DATA PROVIDED —
--- start ---
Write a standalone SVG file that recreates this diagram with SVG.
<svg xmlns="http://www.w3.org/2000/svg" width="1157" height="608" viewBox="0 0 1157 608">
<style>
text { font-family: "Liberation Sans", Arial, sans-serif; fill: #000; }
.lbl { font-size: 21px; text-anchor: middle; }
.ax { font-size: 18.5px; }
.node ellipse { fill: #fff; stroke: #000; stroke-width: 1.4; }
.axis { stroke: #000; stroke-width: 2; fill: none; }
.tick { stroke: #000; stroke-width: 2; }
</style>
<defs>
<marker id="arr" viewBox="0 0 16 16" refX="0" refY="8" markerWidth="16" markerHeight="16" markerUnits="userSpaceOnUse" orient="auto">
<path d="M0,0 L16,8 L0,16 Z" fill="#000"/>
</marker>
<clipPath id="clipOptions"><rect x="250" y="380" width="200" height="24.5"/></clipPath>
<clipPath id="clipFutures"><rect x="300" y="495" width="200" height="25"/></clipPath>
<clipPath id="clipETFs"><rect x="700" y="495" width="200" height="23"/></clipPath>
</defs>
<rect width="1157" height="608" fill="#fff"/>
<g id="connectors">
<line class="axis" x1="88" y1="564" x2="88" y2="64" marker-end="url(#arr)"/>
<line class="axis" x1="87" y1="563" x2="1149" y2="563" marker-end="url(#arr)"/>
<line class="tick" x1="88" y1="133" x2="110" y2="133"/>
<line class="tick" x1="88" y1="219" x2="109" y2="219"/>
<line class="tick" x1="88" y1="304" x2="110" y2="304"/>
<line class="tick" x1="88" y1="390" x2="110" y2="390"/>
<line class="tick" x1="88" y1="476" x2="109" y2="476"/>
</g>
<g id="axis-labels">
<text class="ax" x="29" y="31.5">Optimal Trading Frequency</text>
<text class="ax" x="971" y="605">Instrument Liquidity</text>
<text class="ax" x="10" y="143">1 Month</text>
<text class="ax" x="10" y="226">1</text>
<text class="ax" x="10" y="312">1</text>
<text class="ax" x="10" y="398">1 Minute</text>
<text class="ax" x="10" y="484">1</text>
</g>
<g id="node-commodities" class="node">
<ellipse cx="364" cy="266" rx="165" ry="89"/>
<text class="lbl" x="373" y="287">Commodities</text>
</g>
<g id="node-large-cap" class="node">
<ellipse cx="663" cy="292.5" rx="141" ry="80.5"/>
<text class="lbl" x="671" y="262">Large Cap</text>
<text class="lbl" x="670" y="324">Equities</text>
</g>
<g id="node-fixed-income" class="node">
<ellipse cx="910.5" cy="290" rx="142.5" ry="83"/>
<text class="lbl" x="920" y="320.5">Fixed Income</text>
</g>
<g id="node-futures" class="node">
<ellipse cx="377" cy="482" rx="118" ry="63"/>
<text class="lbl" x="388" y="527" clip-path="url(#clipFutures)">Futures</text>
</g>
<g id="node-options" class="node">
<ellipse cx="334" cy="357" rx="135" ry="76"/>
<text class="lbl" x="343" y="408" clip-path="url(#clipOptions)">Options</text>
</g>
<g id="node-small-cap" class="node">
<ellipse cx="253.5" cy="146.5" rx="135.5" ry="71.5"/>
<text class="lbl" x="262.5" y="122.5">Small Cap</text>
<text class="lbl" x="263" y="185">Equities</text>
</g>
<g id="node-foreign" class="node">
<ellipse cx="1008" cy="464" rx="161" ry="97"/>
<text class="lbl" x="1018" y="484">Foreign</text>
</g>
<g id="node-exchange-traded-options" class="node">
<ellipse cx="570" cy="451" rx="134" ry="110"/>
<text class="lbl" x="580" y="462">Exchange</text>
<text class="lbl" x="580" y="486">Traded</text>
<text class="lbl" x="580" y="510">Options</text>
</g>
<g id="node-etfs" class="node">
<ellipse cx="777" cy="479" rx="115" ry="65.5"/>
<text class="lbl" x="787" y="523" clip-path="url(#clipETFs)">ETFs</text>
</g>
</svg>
--- end ---
Make an exact copy of every line in the data.

Write a standalone SVG file that recreates this diagram with SVG.
<svg xmlns="http://www.w3.org/2000/svg" width="1157" height="608" viewBox="0 0 1157 608">
<style>
text { font-family: "Liberation Sans", Arial, sans-serif; fill: #000; }
.lbl { font-size: 21px; text-anchor: middle; }
.ax { font-size: 18.5px; }
.node ellipse { fill: #fff; stroke: #000; stroke-width: 1.4; }
.axis { stroke: #000; stroke-width: 2; fill: none; }
.tick { stroke: #000; stroke-width: 2; }
</style>
<defs>
<marker id="arr" viewBox="0 0 16 16" refX="0" refY="8" markerWidth="16" markerHeight="16" markerUnits="userSpaceOnUse" orient="auto">
<path d="M0,0 L16,8 L0,16 Z" fill="#000"/>
</marker>
<clipPath id="clipOptions"><rect x="250" y="380" width="200" height="24.5"/></clipPath>
<clipPath id="clipFutures"><rect x="300" y="495" width="200" height="25"/></clipPath>
<clipPath id="clipETFs"><rect x="700" y="495" width="200" height="23"/></clipPath>
</defs>
<rect width="1157" height="608" fill="#fff"/>
<g id="connectors">
<line class="axis" x1="88" y1="564" x2="88" y2="64" marker-end="url(#arr)"/>
<line class="axis" x1="87" y1="563" x2="1149" y2="563" marker-end="url(#arr)"/>
<line class="tick" x1="88" y1="133" x2="110" y2="133"/>
<line class="tick" x1="88" y1="219" x2="109" y2="219"/>
<line class="tick" x1="88" y1="304" x2="110" y2="304"/>
<line class="tick" x1="88" y1="390" x2="110" y2="390"/>
<line class="tick" x1="88" y1="476" x2="109" y2="476"/>
</g>
<g id="axis-labels">
<text class="ax" x="29" y="31.5">Optimal Trading Frequency</text>
<text class="ax" x="971" y="605">Instrument Liquidity</text>
<text class="ax" x="10" y="143">1 Month</text>
<text class="ax" x="10" y="226">1</text>
<text class="ax" x="10" y="312">1</text>
<text class="ax" x="10" y="398">1 Minute</text>
<text class="ax" x="10" y="484">1</text>
</g>
<g id="node-commodities" class="node">
<ellipse cx="364" cy="266" rx="165" ry="89"/>
<text class="lbl" x="373" y="287">Commodities</text>
</g>
<g id="node-large-cap" class="node">
<ellipse cx="663" cy="292.5" rx="141" ry="80.5"/>
<text class="lbl" x="671" y="262">Large Cap</text>
<text class="lbl" x="670" y="324">Equities</text>
</g>
<g id="node-fixed-income" class="node">
<ellipse cx="910.5" cy="290" rx="142.5" ry="83"/>
<text class="lbl" x="920" y="320.5">Fixed Income</text>
</g>
<g id="node-futures" class="node">
<ellipse cx="377" cy="482" rx="118" ry="63"/>
<text class="lbl" x="388" y="527" clip-path="url(#clipFutures)">Futures</text>
</g>
<g id="node-options" class="node">
<ellipse cx="334" cy="357" rx="135" ry="76"/>
<text class="lbl" x="343" y="408" clip-path="url(#clipOptions)">Options</text>
</g>
<g id="node-small-cap" class="node">
<ellipse cx="253.5" cy="146.5" rx="135.5" ry="71.5"/>
<text class="lbl" x="262.5" y="122.5">Small Cap</text>
<text class="lbl" x="263" y="185">Equities</text>
</g>
<g id="node-foreign" class="node">
<ellipse cx="1008" cy="464" rx="161" ry="97"/>
<text class="lbl" x="1018" y="484">Foreign</text>
</g>
<g id="node-exchange-traded-options" class="node">
<ellipse cx="570" cy="451" rx="134" ry="110"/>
<text class="lbl" x="580" y="462">Exchange</text>
<text class="lbl" x="580" y="486">Traded</text>
<text class="lbl" x="580" y="510">Options</text>
</g>
<g id="node-etfs" class="node">
<ellipse cx="777" cy="479" rx="115" ry="65.5"/>
<text class="lbl" x="787" y="523" clip-path="url(#clipETFs)">ETFs</text>
</g>
</svg>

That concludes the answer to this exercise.